Как раз такие обитатели бюрократического рая густо населяют самое византийское сочинение в мире – “Замок” Кафки. Но наших классиков этот сюжет не волновал. Впрочем, был случай, который мог бы изменить ситуацию. В начале второго тома “Анны Карениной” Вронский встретил товарища по пажескому корпусу Голенищева.
– У нас, в России, не хотят понять, что мы наследники Византии, – начал он длинное, горячее пояснение.
Но мы никогда не узнаем подробностей, которых Томасу Манну хватило бы на тетралогию, потому что Толстого не интересовал предмет и раздражала горячность:
– Несчастие, – замечает Вронский, – почти умопомешательство видно было в этом подвижном, довольно красивом лице в то время, как он продолжал торопливо и горячо высказывать свои мысли.
Достоевского, в отличие от Толстого, Византия волновала неистово. Превращая географию в теологию, он писал, что Константинополь – самая “великолепная точка Европы и земного шара”. В “Дневнике писателя” Достоевский требует ее для России.
– Константинополь должен быть наш, – криком кричит он, словно подпрыгивая от нетерпения, – Россия до него доросла-с.
Зачем Москве второй Рим, чтобы стать третьим, я до сих пор не могу понять. И не смогу, если верить архимандриту Джорданвильского монастыря, согласно учению которого концепция Третьего Рима доступна только православным.

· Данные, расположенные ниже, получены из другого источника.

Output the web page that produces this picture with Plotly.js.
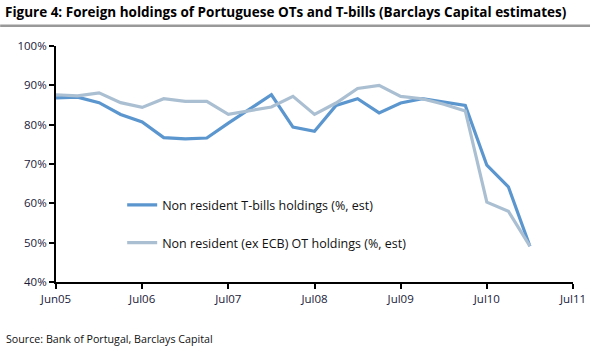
<!DOCTYPE html>
<html>
<head>
<meta charset="utf-8">
<script src="https://cdn.plot.ly/plotly-3.0.1.min.js"></script>
<style>html,body{margin:0;padding:0;background:#fff;}#chart{width:590px;height:352px;}</style>
</head>
<body>
<div id="chart"></div>
<script>
// Quarterly observations, Jun05 .. Dec10
const quarters = ["Jun05","Sep05","Dec05","Mar06","Jun06","Sep06","Dec06","Mar07","Jun07","Sep07","Dec07","Mar08","Jun08","Sep08","Dec08","Mar09","Jun09","Sep09","Dec09","Mar10","Jun10","Sep10","Dec10"];
const tbills = [86.8,87.0,85.6,82.6,80.7,76.7,76.4,76.6,80.4,84.1,87.6,79.4,78.3,84.9,86.6,83.0,85.5,86.6,85.8,84.9,69.7,64.2,49.1];
const otHoldings = [87.6,87.3,88.1,85.6,84.4,86.6,85.9,85.9,82.6,83.5,84.5,87.2,82.6,85.5,89.2,90.0,87.2,86.6,85.2,83.5,60.3,58.0,49.1];
const tickLabels = ["Jun05","Jul06","Jul07","Jul08","Jul09","Jul10","Jul11"];
const yTicks = [40,50,60,70,80,90,100];
const seriesNames = ["Non resident T-bills holdings (%, est)","Non resident (ex ECB) OT holdings (%, est)"];

const xIdx = quarters.map((q,i)=>i);
const FONT = "Open Sans, Noto Sans, sans-serif";

const traces = [
  {x:xIdx, y:tbills, type:'scatter', mode:'lines', name:seriesNames[0],
   line:{color:'#5b96cf', width:3.2}, legend:'legend'},
  {x:xIdx, y:otHoldings, type:'scatter', mode:'lines', name:seriesNames[1],
   line:{color:'#abbfd2', width:3.2}, legend:'legend2'}
];

const legendStyle = {bgcolor:'rgba(0,0,0,0)', borderwidth:0, font:{family:FONT,size:12.5,color:'#111'}, xanchor:'left', yanchor:'middle', itemwidth:30};

const layout = {
  width:590, height:352,
  margin:{l:56, r:17, t:46, b:70},
  paper_bgcolor:'#fff', plot_bgcolor:'#fff',
  showlegend:true,
  xaxis:{range:[0,24], tickmode:'array', tickvals:tickLabels.map((t,i)=>i*4), ticktext:tickLabels,
    showgrid:false, zeroline:false, showline:true, linecolor:'#000', linewidth:2,
    ticks:'outside', ticklen:5, tickwidth:2, tickcolor:'#000',
    tickfont:{family:FONT,size:11.5,color:'#1a1a3a'}, fixedrange:true},
  yaxis:{range:[40,100], tickmode:'array', tickvals:yTicks, ticktext:yTicks.map(v=>v+'%'),
    showgrid:false, zeroline:false, showline:true, linecolor:'#000', linewidth:2,
    ticks:'outside', ticklen:5, tickwidth:2, tickcolor:'#000',
    tickfont:{family:FONT,size:11.5,color:'#1a1a3a'}, fixedrange:true},
  legend:Object.assign({x:0.128, y:0.325}, legendStyle),
  legend2:Object.assign({x:0.128, y:0.165}, legendStyle),
  annotations:[
    {text:'<b>Figure 4: Foreign holdings of Portuguese OTs and T-bills (Barclays Capital estimates)</b>',
     xref:'paper', yref:'paper', x:-0.102, y:1.144, xanchor:'left', yanchor:'middle', showarrow:false,
     font:{family:FONT,size:13.5,color:'#000'}},
    {text:'Source: Bank of Portugal, Barclays Capital',
     xref:'paper', yref:'paper', x:-0.1, y:-0.24, xanchor:'left', yanchor:'middle', showarrow:false,
     font:{family:FONT,size:10.7,color:'#111'}}
  ],
  shapes:[
    {type:'line', xref:'paper', yref:'paper', x0:-0.108, x1:1.033, y0:1.086, y1:1.086,
     line:{color:'#999', width:2.5}}
  ]
};

Plotly.newPlot('chart', traces, layout, {displayModeBar:false, staticPlot:true});
</script>
</body>
</html>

Но я все же из зависти в нее заглянул.
– Империя – писал русско-американский иерей, – может быть только одна, и она – наша. Рим объединил мир, чтобы Христос не отвлекался. С тех пор задача всех преемников кесарей хранить православное царство, ни с кем не делясь, а главное, ничем не соблазняясь.
Поэтому архимандрит благословляет две беды, спасшие русский народ от искушений Запада, – татарское иго и железный занавес. Благодаря им Москва все еще сохраняет надежду стать Третьим Римом, чтобы спасти человечество, послужив ему трамплином к небу.
Безупречность этой византийской логики – в отсутствии исторических разрывов. Не признавая пунктира, она придает прошлому смысл, трактуя обыкновенную историю как священную.
Одержимость бескомпромиссностью этого вектора (“отсюда и в вечность”) делает последним византийцем Солженицына. Вернувшись домой, он объявил отчизне рецепт спасения от смертельного недуга, диагноз которому был им так красноречиво и мужественно поставлен еще в прежней жизни.
– Единственная надежда русских, – сказал Солженицын при большом стечении народа, – в том, что они должны стать воистину христианским народом.
Услышав такое, Пахомов привычно пригорюнился:
– Опять нам быть первыми.
Мой Константинополь был слишком долго Стамбулом. К тому же я угодил в него в тот день, когда власть в стране захватила армия. Для турок этот переворот был уже четвертым, но для меня первым, и я решил запечатлеть исторический момент. Военным это не понравилось, и пленку у меня отобрали вместе с камерой.
– Янычары, – громко объяснила мне жена, забыв, что как раз тут этим именем гордятся.
Уйдя от греха подальше, мы отправились в исторический центр, но не увидели его. Между нами и достопримечательностями каждый раз оказывался торгующий коврами мужчина в бордовой феске и белых штиблетах, как у Остапа Бендера. Вспомнив, что тот тоже был турецким подданным, я сдался. С тех пор на стамбульском ковре живет наш кот, а Византию я ищу в дальних окрестностях ее бывшей столицы.
– Знаете, – признался я своему белградскому издателю, – готовясь к балканскому путешествию, я по привычке начал издалека, вызубрив имена византийских императоров и даты великих сражений.
– Напрасно, – хмуро ответил он, – наши руины недавнего происхождения, к тому же у их автора имя не греческое, а латинское – Пентагон.
Но церкви все-таки были нашими, византийскими. В самую старую нас привезли слушать древний акафист. Нам повезло: исполнять его согласился звезда византийского вокала Павле Аксентиевич, для простоты называвший себя Драгославом. Поскольку выступать он соглашался только в храме, нам пришлось долго ждать, пока там отпоют старушку.